The Law Society of Botswana (LSB) is hopeful that its boycott of the Legal Year ceremony, which is organised by the Department of Administration of Justice (AoJ), will trigger some urgent intervention in the judicial crisis in the country.


The boycott came to pass on Tuesday when most of LSB members attended a parallel engagement.

Boycotting the official ceremony and holding a parallel event was in protest against the failure of the AoJ to address some of the concerns raised by LSB.

Dysfunctional Case Management System

According to the Chairperson of LSB, Osego Garebamono, the concerns include delays in payment of pro deo fees, issuance of default judgments, shortage of stationery at High Courts, delays in delivering judgments, a dysfunctional Case Management System, and collapse of the roll system.

“The only way of ensuring that our judiciary is an unsinkable ship is if it enjoys independence and is well-resourced because without these, it will founder,” he said.

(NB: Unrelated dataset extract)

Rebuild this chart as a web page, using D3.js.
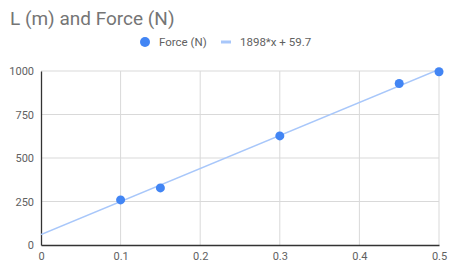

He disclosed that several attempts to engage with Chief Justice Terrance Rannowane have proved futile because he is usually said to be unavailable.

The Vice Chairperson of LSB, Mboki Chilisa, has also emphasised that it was imperative for the AoJ to give the matter the attention it needs.

“This is a historic event but not for the right reasons,” Chilsa said. “We strongly believe that things cannot continue the way they have been going over the past couple of months.”

Other remedies

He noted that should the AoJ continue to drag its feet in the face of the issues raised, they will be compelled to seek other remedies. “We will have to meet again as members and decide on a way forward.”

Meanwhile, Chief Justice Rannowane seemed to be unperturbed by the absence of most members of LSB during his speech at the Legal Year ceremony in which made no mention of the matter.

Instead, his concern was what he described as continued attacks on the judiciary, particularly those propagated through the media and social media platforms.

Respect and integrity

Expressing concern about the lack of a platform for judicial officers to defend themselves against such attacks, he emphasised the need for respect and integrity in discussions regarding the judiciary.

The Chief Justice took the opportunity to address, among others, the issue of forum shopping, criticising what he described as a growing tendency by some parties to seek judges of their choice for their cases.

He acknowledged the challenges posed by this practice but said solutions are being sought to address the matter effectively.

“We recognise the issue of forum shopping where parties seek judges of their choice,” he said. “Rest assured that we are actively working to find solutions to this problem.”